## Supplied information

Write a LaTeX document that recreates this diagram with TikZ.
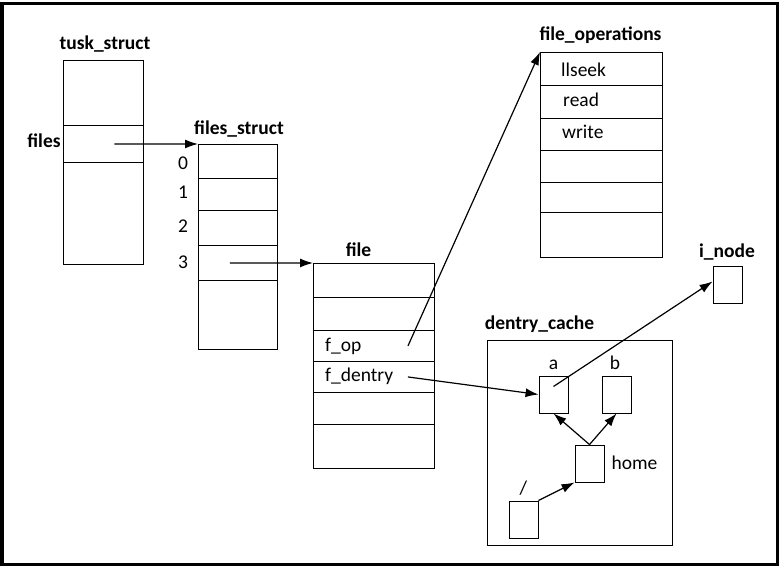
\documentclass[tikz,border=0pt]{standalone}
\usepackage{fontspec}
\setmainfont{Carlito}
\usetikzlibrary{arrows.meta}
\tikzset{
  cell/.style={draw, line width=0.9pt, anchor=north west, inner sep=0pt},
  box/.style={draw, line width=0.9pt, inner sep=0pt, minimum width=29, minimum height=37},
  lbl/.style={font=\fontsize{19.5}{22}\selectfont\bfseries, anchor=base, inner sep=0pt},
  tag/.style={anchor=base, inner sep=0pt},
  txt/.style={anchor=base west, inner sep=0pt},
  ptr/.style={line width=1.2pt, -{Latex[length=13pt,width=9pt]}}
}
\begin{document}
\begin{tikzpicture}[x=1pt, y=-1pt, font=\fontsize{19.5}{22}\selectfont]
\useasboundingbox (0,0) rectangle (781,569);
\draw[line width=3.5pt] (2,3.5) rectangle (777.5,564.5);
\foreach \i/\a/\b in {0/60/125,1/125/162,2/162/264}
  \node[cell, minimum width=80, minimum height=\b-\a] (ts\i) at (63,\a) {};
\foreach \i/\a/\b in {0/144/178,1/178/210,2/210/245,3/245/280,4/280/349}
  \node[cell, minimum width=79, minimum height=\b-\a] (fs\i) at (198,\a) {};
\foreach \i/\a/\b in {0/263/297,1/297/330,2/330/361,3/361/392,4/392/424,5/424/468}
  \node[cell, minimum width=121, minimum height=\b-\a] (fl\i) at (313,\a) {};
\foreach \i/\a/\b in {0/52/85,1/85/118,2/118/150,3/150/182,4/182/212,5/212/257}
  \node[cell, minimum width=122, minimum height=\b-\a] (fo\i) at (540,\a) {};
\node[draw, line width=0.9pt, minimum width=185, minimum height=205] (cache) at (579.5,442.5) {};
\node[box] (a) at (553.5,394.5) {};
\node[box] (b) at (616.5,394.5) {};
\node[box] (home) at (589.5,463.5) {};
\node[box] (slash) at (523.5,519.5) {};
\node[box] (inode) at (727.5,284.5) {};
\node[lbl] (tslbl) at (105,50) {tusk\_struct};
\node[lbl] (fileslbl) at (44,148) {files};
\node[lbl] (fslbl) at (239,135) {files\_struct};
\node[tag] (n0) at (183,170) {0};
\node[tag] (n1) at (183,199) {1};
\node[tag] (n2) at (183,233) {2};
\node[tag] (n3) at (183,269) {3};
\node[lbl] (fllbl) at (358.5,256) {file};
\node[txt] (fop) at (325,351.5) {f\_op};
\node[txt] (fdentry) at (325,381.5) {f\_dentry};
\node[lbl] (folbl) at (600.5,40.5) {file\_operations};
\node[txt] (llseek) at (561,77) {llseek};
\node[txt] (read) at (563,107) {read};
\node[txt] (write) at (562,139) {write};
\node[lbl] (cachelbl) at (539.5,329) {dentry\_cache};
\node[lbl] (inodelbl) at (727,258) {i\_node};
\node[tag] (alb) at (553.5,369) {a};
\node[tag] (blb) at (615,369) {b};
\node[tag] (homelb) at (634.5,469) {home};
\node[tag] (slashlb) at (523.5,494) {/};
\draw[ptr] ([xshift=11]ts1.center) -- (fs0.north west);
\draw[ptr] ([xshift=-8]fs3.center) -- (fl0.north west);
\draw[ptr] ([xshift=34]fl2.center) -- (fo0.north west);
\draw[ptr] ([xshift=34]fl3.center) -- (a.west);
\draw[ptr] ([yshift=8]a.center) -- ([yshift=3]inode.west);
\draw[ptr] (home.north) -- (a.south);
\draw[ptr] (home.north) -- (b.south);
\draw[ptr] (slash.north east) -- (home.south west);
\end{tikzpicture}
\end{document}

## Given request
Exclude the images and reproduce the remaining data exactly.

## The result
Write a LaTeX document that recreates this diagram with TikZ.
\documentclass[tikz,border=0pt]{standalone}
\usepackage{fontspec}
\setmainfont{Carlito}
\usetikzlibrary{arrows.meta}
\tikzset{
  cell/.style={draw, line width=0.9pt, anchor=north west, inner sep=0pt},
  box/.style={draw, line width=0.9pt, inner sep=0pt, minimum width=29, minimum height=37},
  lbl/.style={font=\fontsize{19.5}{22}\selectfont\bfseries, anchor=base, inner sep=0pt},
  tag/.style={anchor=base, inner sep=0pt},
  txt/.style={anchor=base west, inner sep=0pt},
  ptr/.style={line width=1.2pt, -{Latex[length=13pt,width=9pt]}}
}
\begin{document}
\begin{tikzpicture}[x=1pt, y=-1pt, font=\fontsize{19.5}{22}\selectfont]
\useasboundingbox (0,0) rectangle (781,569);
\draw[line width=3.5pt] (2,3.5) rectangle (777.5,564.5);
\foreach \i/\a/\b in {0/60/125,1/125/162,2/162/264}
  \node[cell, minimum width=80, minimum height=\b-\a] (ts\i) at (63,\a) {};
\foreach \i/\a/\b in {0/144/178,1/178/210,2/210/245,3/245/280,4/280/349}
  \node[cell, minimum width=79, minimum height=\b-\a] (fs\i) at (198,\a) {};
\foreach \i/\a/\b in {0/263/297,1/297/330,2/330/361,3/361/392,4/392/424,5/424/468}
  \node[cell, minimum width=121, minimum height=\b-\a] (fl\i) at (313,\a) {};
\foreach \i/\a/\b in {0/52/85,1/85/118,2/118/150,3/150/182,4/182/212,5/212/257}
  \node[cell, minimum width=122, minimum height=\b-\a] (fo\i) at (540,\a) {};
\node[draw, line width=0.9pt, minimum width=185, minimum height=205] (cache) at (579.5,442.5) {};
\node[box] (a) at (553.5,394.5) {};
\node[box] (b) at (616.5,394.5) {};
\node[box] (home) at (589.5,463.5) {};
\node[box] (slash) at (523.5,519.5) {};
\node[box] (inode) at (727.5,284.5) {};
\node[lbl] (tslbl) at (105,50) {tusk\_struct};
\node[lbl] (fileslbl) at (44,148) {files};
\node[lbl] (fslbl) at (239,135) {files\_struct};
\node[tag] (n0) at (183,170) {0};
\node[tag] (n1) at (183,199) {1};
\node[tag] (n2) at (183,233) {2};
\node[tag] (n3) at (183,269) {3};
\node[lbl] (fllbl) at (358.5,256) {file};
\node[txt] (fop) at (325,351.5) {f\_op};
\node[txt] (fdentry) at (325,381.5) {f\_dentry};
\node[lbl] (folbl) at (600.5,40.5) {file\_operations};
\node[txt] (llseek) at (561,77) {llseek};
\node[txt] (read) at (563,107) {read};
\node[txt] (write) at (562,139) {write};
\node[lbl] (cachelbl) at (539.5,329) {dentry\_cache};
\node[lbl] (inodelbl) at (727,258) {i\_node};
\node[tag] (alb) at (553.5,369) {a};
\node[tag] (blb) at (615,369) {b};
\node[tag] (homelb) at (634.5,469) {home};
\node[tag] (slashlb) at (523.5,494) {/};
\draw[ptr] ([xshift=11]ts1.center) -- (fs0.north west);
\draw[ptr] ([xshift=-8]fs3.center) -- (fl0.north west);
\draw[ptr] ([xshift=34]fl2.center) -- (fo0.north west);
\draw[ptr] ([xshift=34]fl3.center) -- (a.west);
\draw[ptr] ([yshift=8]a.center) -- ([yshift=3]inode.west);
\draw[ptr] (home.north) -- (a.south);
\draw[ptr] (home.north) -- (b.south);
\draw[ptr] (slash.north east) -- (home.south west);
\end{tikzpicture}
\end{document}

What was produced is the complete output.